WRITTEN PROBLEM: Leave out all pictures. Return exactly the lines from the top of the material through the line containing "Chart.register(...registerables);".

DATA:
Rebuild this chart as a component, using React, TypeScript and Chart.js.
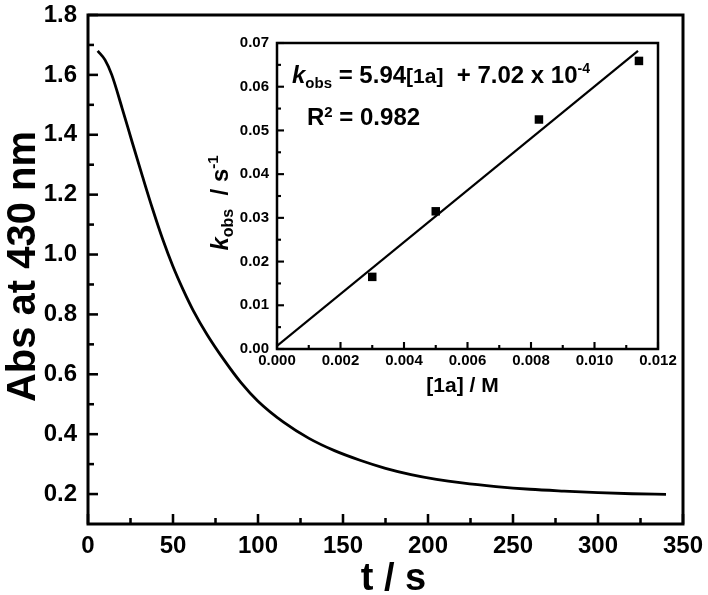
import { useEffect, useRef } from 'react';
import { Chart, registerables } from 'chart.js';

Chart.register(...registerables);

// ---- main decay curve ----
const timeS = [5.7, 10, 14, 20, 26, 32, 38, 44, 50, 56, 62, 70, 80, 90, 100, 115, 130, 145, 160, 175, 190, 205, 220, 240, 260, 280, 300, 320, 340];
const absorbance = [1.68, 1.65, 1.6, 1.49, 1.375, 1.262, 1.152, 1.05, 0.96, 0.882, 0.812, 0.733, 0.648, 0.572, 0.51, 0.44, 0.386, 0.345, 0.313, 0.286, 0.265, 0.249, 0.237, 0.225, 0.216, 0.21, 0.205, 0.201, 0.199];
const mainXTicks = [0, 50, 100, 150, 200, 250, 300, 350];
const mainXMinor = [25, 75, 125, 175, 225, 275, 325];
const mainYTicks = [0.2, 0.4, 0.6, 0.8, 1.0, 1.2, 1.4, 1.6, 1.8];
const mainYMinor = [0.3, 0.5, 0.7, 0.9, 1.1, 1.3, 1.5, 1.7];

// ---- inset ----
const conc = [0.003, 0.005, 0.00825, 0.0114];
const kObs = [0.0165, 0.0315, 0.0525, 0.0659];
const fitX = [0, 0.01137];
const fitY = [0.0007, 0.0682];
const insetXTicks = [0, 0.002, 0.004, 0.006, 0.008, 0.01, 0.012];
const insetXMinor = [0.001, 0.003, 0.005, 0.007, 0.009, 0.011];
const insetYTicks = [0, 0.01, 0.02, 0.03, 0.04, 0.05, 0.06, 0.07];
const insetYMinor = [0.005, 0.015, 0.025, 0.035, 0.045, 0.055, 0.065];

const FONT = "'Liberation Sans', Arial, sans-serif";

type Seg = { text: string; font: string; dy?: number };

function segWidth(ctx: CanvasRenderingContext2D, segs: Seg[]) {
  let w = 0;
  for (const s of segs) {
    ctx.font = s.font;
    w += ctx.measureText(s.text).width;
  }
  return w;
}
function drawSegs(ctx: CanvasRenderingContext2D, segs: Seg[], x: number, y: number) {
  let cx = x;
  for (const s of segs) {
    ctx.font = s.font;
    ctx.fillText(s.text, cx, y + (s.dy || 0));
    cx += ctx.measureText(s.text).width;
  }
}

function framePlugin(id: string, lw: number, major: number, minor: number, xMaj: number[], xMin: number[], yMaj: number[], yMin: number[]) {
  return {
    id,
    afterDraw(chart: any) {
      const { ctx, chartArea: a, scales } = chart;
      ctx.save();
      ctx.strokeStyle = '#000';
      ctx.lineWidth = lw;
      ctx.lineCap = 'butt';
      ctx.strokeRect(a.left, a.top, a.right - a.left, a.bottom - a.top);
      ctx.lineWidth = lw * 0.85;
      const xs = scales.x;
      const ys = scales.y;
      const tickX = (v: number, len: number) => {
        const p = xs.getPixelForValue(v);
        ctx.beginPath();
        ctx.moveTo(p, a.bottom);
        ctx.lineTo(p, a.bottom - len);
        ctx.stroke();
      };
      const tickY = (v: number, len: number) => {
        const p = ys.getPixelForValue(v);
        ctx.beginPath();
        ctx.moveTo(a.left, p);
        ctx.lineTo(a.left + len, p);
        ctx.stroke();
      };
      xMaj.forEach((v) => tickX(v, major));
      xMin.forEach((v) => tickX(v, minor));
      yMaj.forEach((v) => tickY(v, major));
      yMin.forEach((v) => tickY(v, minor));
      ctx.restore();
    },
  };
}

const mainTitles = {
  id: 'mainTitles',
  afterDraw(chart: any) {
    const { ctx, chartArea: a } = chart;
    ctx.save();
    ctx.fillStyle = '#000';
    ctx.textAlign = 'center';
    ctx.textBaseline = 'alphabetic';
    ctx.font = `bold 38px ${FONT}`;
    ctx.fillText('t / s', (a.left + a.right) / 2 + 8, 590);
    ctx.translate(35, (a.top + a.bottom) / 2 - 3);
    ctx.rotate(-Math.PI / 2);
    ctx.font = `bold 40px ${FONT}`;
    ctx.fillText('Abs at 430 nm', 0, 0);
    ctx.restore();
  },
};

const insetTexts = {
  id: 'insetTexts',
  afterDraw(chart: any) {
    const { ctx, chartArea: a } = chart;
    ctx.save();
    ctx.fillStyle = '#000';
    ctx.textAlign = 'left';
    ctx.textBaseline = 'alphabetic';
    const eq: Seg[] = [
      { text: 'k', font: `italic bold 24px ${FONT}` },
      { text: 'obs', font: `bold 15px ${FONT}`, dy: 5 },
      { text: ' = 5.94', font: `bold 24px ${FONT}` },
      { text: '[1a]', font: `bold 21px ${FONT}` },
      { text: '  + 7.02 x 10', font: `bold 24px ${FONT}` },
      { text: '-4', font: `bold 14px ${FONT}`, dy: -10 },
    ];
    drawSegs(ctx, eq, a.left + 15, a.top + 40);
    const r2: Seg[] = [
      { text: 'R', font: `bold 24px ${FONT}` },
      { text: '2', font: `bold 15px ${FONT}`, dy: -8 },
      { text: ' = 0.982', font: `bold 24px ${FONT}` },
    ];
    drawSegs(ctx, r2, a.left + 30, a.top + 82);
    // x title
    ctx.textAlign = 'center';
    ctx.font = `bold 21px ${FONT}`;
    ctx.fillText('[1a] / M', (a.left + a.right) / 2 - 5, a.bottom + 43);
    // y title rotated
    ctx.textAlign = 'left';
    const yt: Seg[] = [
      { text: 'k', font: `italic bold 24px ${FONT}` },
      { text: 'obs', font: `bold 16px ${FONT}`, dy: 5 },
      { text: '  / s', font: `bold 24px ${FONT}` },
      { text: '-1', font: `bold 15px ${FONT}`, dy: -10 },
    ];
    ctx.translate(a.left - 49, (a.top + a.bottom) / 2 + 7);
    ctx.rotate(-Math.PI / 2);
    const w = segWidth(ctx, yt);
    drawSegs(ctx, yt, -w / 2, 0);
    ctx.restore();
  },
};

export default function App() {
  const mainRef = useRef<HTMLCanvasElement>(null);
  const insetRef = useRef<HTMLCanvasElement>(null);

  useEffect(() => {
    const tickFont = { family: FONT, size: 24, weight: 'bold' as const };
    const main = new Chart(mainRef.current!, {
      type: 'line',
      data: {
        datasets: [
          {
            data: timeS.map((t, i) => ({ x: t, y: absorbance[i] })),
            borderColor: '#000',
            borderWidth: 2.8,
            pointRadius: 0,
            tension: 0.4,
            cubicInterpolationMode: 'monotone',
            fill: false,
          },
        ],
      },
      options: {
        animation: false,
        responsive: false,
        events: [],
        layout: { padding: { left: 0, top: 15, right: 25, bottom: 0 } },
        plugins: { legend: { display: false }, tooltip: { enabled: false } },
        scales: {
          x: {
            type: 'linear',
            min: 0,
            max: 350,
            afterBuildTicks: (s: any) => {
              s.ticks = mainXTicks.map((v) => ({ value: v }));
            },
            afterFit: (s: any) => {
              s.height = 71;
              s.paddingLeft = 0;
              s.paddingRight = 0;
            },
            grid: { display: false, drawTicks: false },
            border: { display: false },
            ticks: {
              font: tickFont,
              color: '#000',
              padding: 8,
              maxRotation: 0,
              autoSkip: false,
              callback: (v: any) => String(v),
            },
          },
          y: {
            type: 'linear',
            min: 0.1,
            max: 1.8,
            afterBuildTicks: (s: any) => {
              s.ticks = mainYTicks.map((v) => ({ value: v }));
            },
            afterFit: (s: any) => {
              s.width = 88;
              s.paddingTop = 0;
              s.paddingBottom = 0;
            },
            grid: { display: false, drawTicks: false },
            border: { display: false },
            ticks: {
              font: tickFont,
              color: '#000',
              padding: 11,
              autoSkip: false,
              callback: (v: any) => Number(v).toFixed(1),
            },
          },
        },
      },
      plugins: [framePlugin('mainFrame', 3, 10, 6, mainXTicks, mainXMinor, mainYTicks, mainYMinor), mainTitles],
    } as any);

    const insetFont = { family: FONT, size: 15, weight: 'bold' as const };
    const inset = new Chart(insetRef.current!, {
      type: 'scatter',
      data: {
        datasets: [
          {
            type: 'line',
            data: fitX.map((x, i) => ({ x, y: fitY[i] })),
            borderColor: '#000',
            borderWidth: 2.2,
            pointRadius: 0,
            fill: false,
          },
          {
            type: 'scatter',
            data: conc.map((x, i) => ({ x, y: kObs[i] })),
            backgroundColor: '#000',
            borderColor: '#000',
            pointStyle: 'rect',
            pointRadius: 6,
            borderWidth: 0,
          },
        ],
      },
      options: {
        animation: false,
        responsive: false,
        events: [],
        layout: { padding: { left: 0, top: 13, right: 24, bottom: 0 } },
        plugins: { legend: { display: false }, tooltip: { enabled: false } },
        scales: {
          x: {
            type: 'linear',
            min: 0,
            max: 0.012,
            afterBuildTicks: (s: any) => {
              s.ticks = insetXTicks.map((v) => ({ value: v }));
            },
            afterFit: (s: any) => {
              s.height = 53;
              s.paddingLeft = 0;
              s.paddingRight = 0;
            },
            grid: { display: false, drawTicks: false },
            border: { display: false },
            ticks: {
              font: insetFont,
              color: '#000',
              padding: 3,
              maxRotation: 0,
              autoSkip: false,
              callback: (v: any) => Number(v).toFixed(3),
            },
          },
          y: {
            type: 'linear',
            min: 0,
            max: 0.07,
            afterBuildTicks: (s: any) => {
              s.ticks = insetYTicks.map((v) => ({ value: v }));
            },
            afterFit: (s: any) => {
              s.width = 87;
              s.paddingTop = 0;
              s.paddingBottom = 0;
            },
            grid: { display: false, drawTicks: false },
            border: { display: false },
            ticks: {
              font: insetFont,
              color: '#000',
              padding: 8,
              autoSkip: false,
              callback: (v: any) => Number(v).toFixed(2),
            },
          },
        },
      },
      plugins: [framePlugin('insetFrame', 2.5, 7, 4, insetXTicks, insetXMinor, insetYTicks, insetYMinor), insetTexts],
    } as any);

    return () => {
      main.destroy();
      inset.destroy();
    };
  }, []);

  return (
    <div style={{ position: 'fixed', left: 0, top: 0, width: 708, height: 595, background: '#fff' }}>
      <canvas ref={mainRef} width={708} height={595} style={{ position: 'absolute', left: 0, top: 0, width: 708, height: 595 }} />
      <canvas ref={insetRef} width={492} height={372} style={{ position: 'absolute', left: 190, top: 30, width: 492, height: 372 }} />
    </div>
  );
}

WRITTEN RESPONSE:
Rebuild this chart as a component, using React, TypeScript and Chart.js.
import { useEffect, useRef } from 'react';
import { Chart, registerables } from 'chart.js';

Chart.register(...registerables);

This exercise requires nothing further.